= Peter Turck =

American politician

Peter Turck often misspelled Turek (c. 1798 - ?) was an American farmer from Mequon, Wisconsin who served a single one-year term as a member of the Wisconsin State Assembly.

== Background ==
When Turck joined the Assembly in January 1849, he was reported to be 50 years old, from New York state, and to have been in Wisconsin for eleven years.

== Public affairs ==
On June 15, 1841, Turck was designated as a delegate from Washington County to the upcoming Whig territorial convention.

In March 1842, Turck was appointed by James Duane Doty, Whig governor of Wisconsin Territory, as a justice of the peace for Washington County (which at that time included a larger territory, including what is now Ozaukee County.

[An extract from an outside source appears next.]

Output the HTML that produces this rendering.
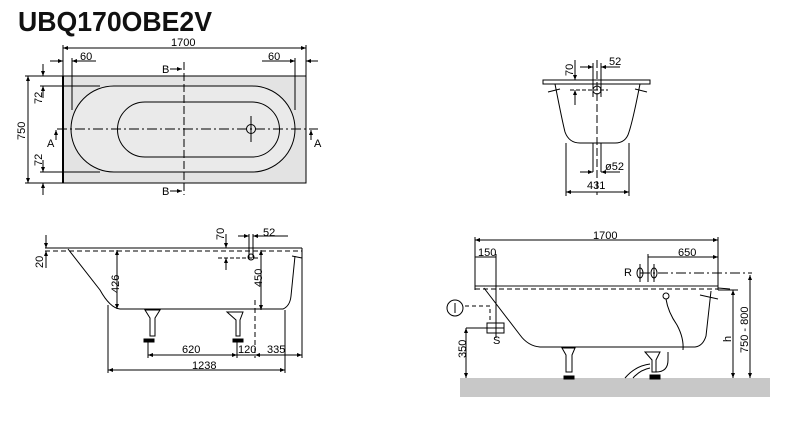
<!DOCTYPE html>
<html><head><meta charset="utf-8"><style>
html,body{margin:0;padding:0;background:#fff;}
svg{display:block;font-family:"Liberation Sans",sans-serif;}
</style></head><body>
<svg width="808" height="442" viewBox="0 0 808 442" xmlns="http://www.w3.org/2000/svg">
<defs>
<marker id="a" viewBox="0 0 10 10" refX="10" refY="5" markerWidth="6" markerHeight="5" orient="auto-start-reverse"><path d="M0,1 L10,5 L0,9 z" fill="#000"/></marker>
</defs>
<text x="18" y="31" font-size="28" font-weight="bold" fill="#111" textLength="194" lengthAdjust="spacingAndGlyphs">UBQ170OBE2V</text>

<!-- TOP LEFT PLAN -->
<g stroke="#000" fill="none" stroke-width="1">
<rect x="63" y="76" width="243" height="107" fill="#e3e3e3"/>
<line x1="63" y1="76" x2="63" y2="183" stroke-width="2"/>
<path d="M114,86 H252 A43,43 0 0 1 252,172 H114 A43,43 0 0 1 114,86 Z" fill="#eaeaea"/>
<path d="M145,102 H252 A27.5,27.5 0 0 1 252,157 H145 A27.5,27.5 0 0 1 145,102 Z"/>
<circle cx="251" cy="129" r="4.5"/>
<line x1="57" y1="129" x2="318" y2="129" stroke-dasharray="10,3,2,3"/>
<line x1="184" y1="62" x2="184" y2="195" stroke-dasharray="8,3"/>
<line x1="251" y1="116" x2="251" y2="142"/>
<line x1="63" y1="45" x2="63" y2="76"/><line x1="306" y1="45" x2="306" y2="76"/>
<line x1="63" y1="48" x2="306" y2="48" marker-start="url(#a)" marker-end="url(#a)"/>
<line x1="72" y1="58" x2="72" y2="110"/><line x1="295" y1="58" x2="295" y2="110"/>
<line x1="50" y1="61" x2="63" y2="61" marker-end="url(#a)"/><line x1="96" y1="61" x2="72" y2="61" marker-end="url(#a)"/>
<line x1="262" y1="61" x2="295" y2="61" marker-end="url(#a)"/><line x1="318" y1="61" x2="306" y2="61" marker-end="url(#a)"/>
<line x1="25" y1="76" x2="63" y2="76"/><line x1="25" y1="183" x2="63" y2="183"/>
<line x1="28" y1="76" x2="28" y2="183" marker-start="url(#a)" marker-end="url(#a)"/>
<line x1="40" y1="86" x2="100" y2="86"/><line x1="40" y1="172" x2="100" y2="172"/>
<line x1="43" y1="64" x2="43" y2="76" marker-end="url(#a)"/><line x1="43" y1="98" x2="43" y2="86" marker-end="url(#a)"/>
<line x1="43" y1="160" x2="43" y2="172" marker-end="url(#a)"/><line x1="43" y1="195" x2="43" y2="183" marker-end="url(#a)"/>
<line x1="170" y1="69" x2="182" y2="69" marker-end="url(#a)"/><line x1="170" y1="191" x2="182" y2="191" marker-end="url(#a)"/>
<line x1="56" y1="140" x2="56" y2="130" marker-end="url(#a)"/><line x1="311" y1="140" x2="311" y2="130" marker-end="url(#a)"/>
</g>
<g font-size="11" fill="#000">
<text x="171" y="46">1700</text><text x="80" y="60">60</text><text x="268" y="60">60</text>
<text x="162" y="73">B</text><text x="162" y="195">B</text>
<text x="47" y="147">A</text><text x="314" y="147">A</text>
<text transform="translate(25,140) rotate(-90)">750</text>
<text transform="translate(42,104) rotate(-90)">72</text>
<text transform="translate(42,166) rotate(-90)">72</text>
</g>

<!-- TOP RIGHT SECTION -->
<g stroke="#000" fill="none" stroke-width="1">
<rect x="543" y="80" width="107" height="4"/>
<path d="M555,84 Q562,120 565,132 Q569,143 580,143 H615 Q626,143 629,132 Q633,120 640,84"/>
<path d="M548,92 L560,89 M635,89 L647,92"/>
<line x1="597" y1="60" x2="597" y2="195" stroke-dasharray="8,3"/>
<line x1="593" y1="63" x2="593" y2="97"/><line x1="601" y1="63" x2="601" y2="97"/>
<circle cx="597" cy="90" r="4"/>
<line x1="570" y1="90" x2="608" y2="90" stroke-dasharray="4,2"/>
<line x1="575" y1="60" x2="575" y2="80" marker-end="url(#a)"/><line x1="575" y1="105" x2="575" y2="90" marker-end="url(#a)"/>
<line x1="580" y1="67" x2="593" y2="67" marker-end="url(#a)"/><line x1="620" y1="67" x2="601" y2="67" marker-end="url(#a)"/>
<line x1="593" y1="143" x2="593" y2="172"/><line x1="601" y1="143" x2="601" y2="172"/>
<line x1="580" y1="172" x2="593" y2="172" marker-end="url(#a)"/><line x1="620" y1="172" x2="601" y2="172" marker-end="url(#a)"/>
<line x1="566" y1="143" x2="566" y2="196"/><line x1="629" y1="143" x2="629" y2="196"/>
<line x1="566" y1="192" x2="629" y2="192" marker-start="url(#a)" marker-end="url(#a)"/>
</g>
<g font-size="11" fill="#000">
<text x="609" y="65">52</text><text x="605" y="170">ø52</text><text x="587" y="189">431</text>
<text transform="translate(573,76) rotate(-90)">70</text>
</g>

<!-- BOTTOM LEFT SIDE VIEW -->
<g stroke="#000" fill="none" stroke-width="1">
<line x1="45" y1="248" x2="302" y2="248"/>
<line x1="302" y1="248" x2="302" y2="255"/>
<line x1="45" y1="251" x2="302" y2="251" stroke-dasharray="5,3"/>
<path d="M68,249 L100,290 Q110,308 120,309 L283,309 Q290,306 291,296 L295,256"/>
<line x1="292" y1="256" x2="302" y2="258"/>
<path d="M145,310 H160 L155,318 L155,336 H150 L150,318 Z"/>
<path d="M227,312 H243 L240,320 L240,336 H236 L236,320 Z"/>
<rect x="144" y="339" width="10" height="3" fill="#000"/><rect x="233" y="339" width="10" height="3" fill="#000"/>
<line x1="255" y1="300" x2="255" y2="358" stroke-dasharray="5,3"/>
<line x1="249" y1="234" x2="249" y2="258"/><line x1="253" y1="234" x2="253" y2="258"/>
<circle cx="251" cy="257" r="3"/>
<line x1="218" y1="258" x2="258" y2="258" stroke-dasharray="4,2"/>
<line x1="226" y1="234" x2="226" y2="248" marker-end="url(#a)"/><line x1="226" y1="270" x2="226" y2="258" marker-end="url(#a)"/>
<line x1="238" y1="236" x2="249" y2="236" marker-end="url(#a)"/><line x1="288" y1="236" x2="253" y2="236" marker-end="url(#a)"/>
<line x1="46" y1="235" x2="46" y2="248" marker-end="url(#a)"/><line x1="46" y1="268" x2="46" y2="251" marker-end="url(#a)"/>
<line x1="117" y1="250" x2="117" y2="309" marker-start="url(#a)" marker-end="url(#a)"/>
<line x1="261" y1="250" x2="261" y2="310" marker-start="url(#a)" marker-end="url(#a)"/>
<line x1="148" y1="342" x2="148" y2="358"/><line x1="237" y1="342" x2="237" y2="358"/>
<line x1="302" y1="255" x2="302" y2="358"/><line x1="285" y1="310" x2="285" y2="373"/><line x1="108" y1="305" x2="108" y2="373"/>
<line x1="148" y1="355" x2="237" y2="355" marker-start="url(#a)" marker-end="url(#a)"/>
<line x1="237" y1="355" x2="255" y2="355"/>
<line x1="255" y1="355" x2="302" y2="355" marker-start="url(#a)" marker-end="url(#a)"/>
<line x1="108" y1="370" x2="285" y2="370" marker-start="url(#a)" marker-end="url(#a)"/>
</g>
<g font-size="11" fill="#000">
<text x="182" y="353">620</text><text x="238" y="353">120</text><text x="267" y="353">335</text>
<text x="192" y="369">1238</text><text x="263" y="236">52</text>
<text transform="translate(43,268) rotate(-90)">20</text>
<text transform="translate(119,293) rotate(-90)">426</text>
<text transform="translate(262,287) rotate(-90)">450</text>
<text transform="translate(224,240) rotate(-90)">70</text>
</g>

<!-- BOTTOM RIGHT INSTALL VIEW -->
<rect x="460" y="378" width="310" height="19" fill="#c8c8c8"/>
<g stroke="#000" fill="none" stroke-width="1">
<line x1="475" y1="286" x2="718" y2="286" stroke="#888" stroke-width="2"/>
<line x1="475" y1="289" x2="718" y2="289" stroke-dasharray="5,3"/>
<path d="M484,288 L520,335 Q528,346 540,347 L695,347 Q703,346 706,336 L711,291"/>
<line x1="700" y1="295" x2="718" y2="299"/>
<line x1="718" y1="288" x2="730" y2="289"/>
<circle cx="666" cy="296" r="3"/>
<path d="M666,299 Q668,312 677,325 Q684,338 683,350"/>
<path d="M562,348 H575 L572,355 V372 H566 V355 Z"/>
<rect x="564" y="376" width="10" height="3" fill="#000"/>
<path d="M645,352 H660 L656,360 V372 H652 V360 Z"/>
<rect x="650" y="375" width="10" height="4" fill="#000"/>
<path d="M625,378 Q635,366 650,364 M633,378 Q640,370 650,368"/>
<path d="M668,352 V360 Q668,372 656,372"/>
<line x1="475" y1="237" x2="475" y2="290"/><line x1="718" y1="237" x2="718" y2="290"/>
<line x1="475" y1="240" x2="718" y2="240" marker-start="url(#a)" marker-end="url(#a)"/>
<line x1="496" y1="254" x2="496" y2="338"/>
<line x1="475" y1="257" x2="496" y2="257"/>
<line x1="648" y1="254" x2="648" y2="282"/>
<line x1="648" y1="257" x2="718" y2="257" marker-end="url(#a)"/>
<line x1="640" y1="273" x2="752" y2="273" stroke-dasharray="10,3,2,3"/>
<ellipse cx="640" cy="273" rx="3" ry="5"/><ellipse cx="654" cy="273" rx="3" ry="5"/>
<line x1="640" y1="264" x2="640" y2="282"/><line x1="654" y1="264" x2="654" y2="282"/>
<circle cx="455" cy="308" r="8"/><line x1="455" y1="303" x2="455" y2="313"/>
<path d="M465,306 H490 V323" stroke-dasharray="4,3"/>
<rect x="487" y="323" width="17" height="10"/><line x1="487" y1="328" x2="504" y2="328"/>
<line x1="466" y1="328" x2="487" y2="328"/>
<line x1="466" y1="328" x2="466" y2="378" marker-start="url(#a)" marker-end="url(#a)"/>
<line x1="718" y1="290" x2="738" y2="290"/>
<line x1="733" y1="290" x2="733" y2="378" marker-start="url(#a)" marker-end="url(#a)"/>
<line x1="750" y1="275" x2="750" y2="378" marker-start="url(#a)" marker-end="url(#a)"/>
</g>
<g font-size="11" fill="#000">
<text x="593" y="239">1700</text><text x="478" y="256">150</text><text x="678" y="256">650</text>
<text x="624" y="276">R</text><text x="493" y="344">S</text>
<text transform="translate(466,358) rotate(-90)">350</text>
<text transform="translate(731,342) rotate(-90)">h</text>
<text transform="translate(748,353) rotate(-90)">750 - 800</text>
</g>
</svg>
</body></html>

Turck was elected in 1848 to represent the 3rd Washington County Assembly district (the Towns of Mequon and Germantown) as a Democrat, succeeding fellow Democrat Adolphus Zimmermann, for the 1849 term (2nd Wisconsin Legislature). He would not be elected in 1850, but all the Assemblymen from Washington County in 1850 were Democrats.

== Later life ==
There was a Peter Turck who was politically active in nearby Milwaukee in the 1850s, but there is no evidence whether this was the same person; nor whether he was the same Peter Turck whose insanity embroiled him in a lawsuit in Milwaukee in February 1868.